Tough Guys marked the seventh time that stars Burt Lancaster and Kirk Douglas appeared in a movie together, and after seeing this 1986 crime / comedy I can’t help but wish they’d stopped at six.
Having served 30 years for train robbery, Harry Doyle (Lancaster) and Archie Long (Douglas) are released from prison. Their parole officer Richie (Dana Carvey), who also happens to be their biggest fan, does what he can to help the former convicts adapt to a normal life, but Harry and Archie have a rough time of it, and with a nearsighted assassin (Eli Wallach) trying to knock them off, the old friends decide to go back into business for themselves, doing what they do best.
Directed by Jeff Kanew (who previously worked with Douglas in Eddie Macon’s Run), Tough Guys gets off to a decent start; Harry, now in his 70s, is sent to a retirement home, where he reconnects with his old flame, Belle (Alexis Smith).
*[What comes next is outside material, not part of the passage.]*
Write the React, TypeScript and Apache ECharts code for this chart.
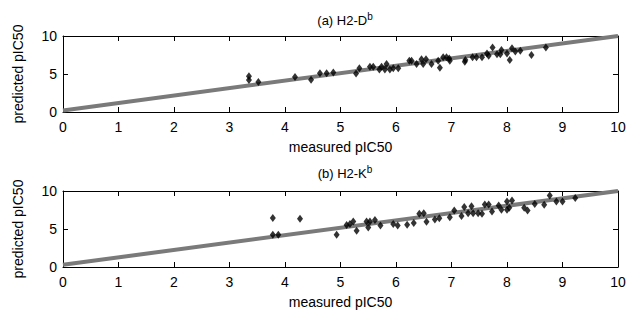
import React, { useEffect, useRef } from "react";
import * as echarts from "echarts";

const xTicks = [0, 1, 2, 3, 4, 5, 6, 7, 8, 9, 10];
const yTicks = [0, 5, 10];

const titleA = "(a) H2-D";
const titleB = "(b) H2-K";
const xName = "measured pIC50";
const yName = "predicted pIC50";

const pointsA: [number, number][] = [
  [3.35, 4.7], [3.35, 4.2], [3.52, 3.95], [4.18, 4.6], [4.47, 4.25],
  [4.63, 5.1], [4.75, 5.1], [4.87, 5.2], [5.28, 5.05], [5.34, 5.75],
  [5.53, 5.96], [5.59, 5.96], [5.7, 5.6], [5.74, 5.96], [5.8, 5.6],
  [5.83, 6.3], [5.89, 5.6], [5.95, 5.75], [6.04, 5.75], [6.24, 6.75],
  [6.28, 6.75], [6.37, 6.3], [6.46, 6.93], [6.54, 6.93], [6.49, 6.3],
  [6.64, 6.3], [6.76, 6.75], [6.79, 5.83], [6.85, 7.2], [6.91, 7.2],
  [6.96, 7.05], [6.97, 6.75], [7.24, 6.6], [7.25, 6.85], [7.38, 7.2],
  [7.45, 7.2], [7.55, 7.2], [7.64, 7.7], [7.67, 7.4], [7.74, 8.5],
  [7.82, 7.6], [7.88, 7.6], [7.9, 8.15], [8.0, 7.7], [8.05, 6.85],
  [8.09, 8.4], [8.15, 7.95], [8.24, 8.05], [8.44, 7.5], [8.7, 8.5],
];

const pointsB: [number, number][] = [
  [3.78, 6.45], [3.78, 4.25], [3.88, 4.25], [4.27, 6.35], [4.93, 4.25],
  [5.11, 5.53], [5.17, 5.66], [5.23, 6.0], [5.29, 4.78], [5.47, 6.0],
  [5.53, 6.0], [5.62, 6.2], [5.5, 5.2], [5.72, 5.45], [5.95, 5.66],
  [6.03, 5.45], [6.2, 5.57], [6.32, 5.8], [6.42, 7.0], [6.5, 7.08],
  [6.55, 5.97], [6.7, 6.24], [6.78, 6.42], [6.97, 6.55], [7.05, 7.43],
  [7.18, 6.7], [7.23, 7.88], [7.36, 8.0], [7.3, 7.08], [7.39, 7.08],
  [7.48, 7.08], [7.55, 7.0], [7.6, 8.23], [7.67, 8.23], [7.73, 7.3],
  [7.85, 8.1], [7.9, 7.52], [8.0, 7.52], [8.04, 7.8], [8.0, 8.63],
  [8.09, 8.76], [8.31, 7.8], [8.37, 7.43], [8.5, 8.3], [8.67, 8.2],
  [8.77, 9.42], [8.89, 8.63], [9.0, 8.63], [9.23, 9.07],
];

const fitA: [number, number][] = [[0, 0.2], [10, 10]];
const fitB: [number, number][] = [[0, 0.3], [10, 10]];

const FONT = "Liberation Sans";

export default function App() {
  const ref = useRef<HTMLDivElement>(null);
  useEffect(() => {
    if (!ref.current) return;
    const chart = echarts.init(ref.current, undefined, { renderer: "svg" });
    const grids = [
      { left: 63, right: 25, top: 36, height: 76 },
      { left: 63, right: 25, top: 191, height: 76 },
    ];
    const lineStyle = { color: "#000", width: 1 };
    const mkX = (gi: number, pos: "bottom" | "top") => ({
      type: "value",
      gridIndex: gi,
      position: pos,
      min: 0,
      max: 10,
      interval: 1,
      splitLine: { show: false },
      axisLine: { show: true, onZero: false, lineStyle },
      axisTick: { show: true, inside: true, length: 5, lineStyle },
      axisLabel: {
        show: pos === "bottom",
        margin: 8,
        color: "#000",
        fontSize: 14,
        fontFamily: FONT,
      },
      name: pos === "bottom" ? xName : "",
      nameLocation: "middle",
      nameGap: 28,
      nameTextStyle: { color: "#000", fontSize: 14, fontFamily: FONT },
    });
    const mkY = (gi: number, pos: "left" | "right") => ({
      type: "value",
      gridIndex: gi,
      position: pos,
      min: 0,
      max: 10,
      interval: 5,
      splitLine: { show: false },
      axisLine: { show: true, onZero: false, lineStyle },
      axisTick: { show: true, inside: true, length: 5, lineStyle },
      axisLabel: {
        show: pos === "left",
        margin: 6,
        color: "#000",
        fontSize: 14,
        fontFamily: FONT,
      },
      name: pos === "left" ? yName : "",
      nameLocation: "middle",
      nameGap: 38,
      nameTextStyle: { color: "#000", fontSize: 14, fontFamily: FONT },
    });
    const titleRich = {
      t: { fontSize: 13, fontFamily: FONT, color: "#000", fontWeight: "normal" },
      sup: {
        fontSize: 10,
        fontFamily: FONT,
        color: "#000",
        fontWeight: "normal",
        verticalAlign: "bottom",
        padding: [0, 0, 9, 0],
      },
    };
    const scatter = (gi: number, data: [number, number][]) => ({
      type: "scatter",
      xAxisIndex: gi * 2,
      yAxisIndex: gi * 2,
      data,
      symbol: "diamond",
      symbolSize: [6, 8],
      itemStyle: { color: "#000" },
      z: 3,
    });
    const fit = (gi: number, data: [number, number][]) => ({
      type: "line",
      xAxisIndex: gi * 2,
      yAxisIndex: gi * 2,
      data,
      symbol: "none",
      lineStyle: { color: "#7a7a7a", width: 4 },
      z: 2,
    });
    chart.setOption({
      animation: false,
      backgroundColor: "#fff",
      title: [
        {
          text: "{t|" + titleA + "}{sup|b}",
          left: 340,
          textAlign: "center",
          top: 6,
          textStyle: { fontWeight: "normal", rich: titleRich },
        },
        {
          text: "{t|" + titleB + "}{sup|b}",
          left: 340,
          textAlign: "center",
          top: 159,
          textStyle: { fontWeight: "normal", rich: titleRich },
        },
      ],
      grid: grids,
      xAxis: [mkX(0, "bottom"), mkX(0, "top"), mkX(1, "bottom"), mkX(1, "top")],
      yAxis: [mkY(0, "left"), mkY(0, "right"), mkY(1, "left"), mkY(1, "right")],
      series: [
        fit(0, fitA),
        scatter(0, pointsA),
        fit(1, fitB),
        scatter(1, pointsB),
      ],
    });
    return () => chart.dispose();
  }, []);
  return (
    <div
      ref={ref}
      style={{ width: 643, height: 320, position: "absolute", left: 0, top: 0 }}
    />
  );
}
Their scenes together are sweet, while Douglas’s Archie gets most of the laughs early on with his job at a frozen yogurt parlor as well as his whirlwind romance with the much younger Skye (Darlanne Fluegel), whose sexual appetite proves more than he can handle (and for a man in his late ‘60s, Kirk Douglas was in damn good shape!).
Unfortunately, Tough Guys falls apart when Harry and Archie once again turn to crime, resulting in a number of “funny” scenes that fall flat. In addition, Charles Durning is wasted (he plays Detective Deke Yablonski, who busted the duo thirty years earlier), while Eli Wallach is painfully over-the-top as the hired gun trying to kill our heroes.
And the less said about the train heist at the end, the better!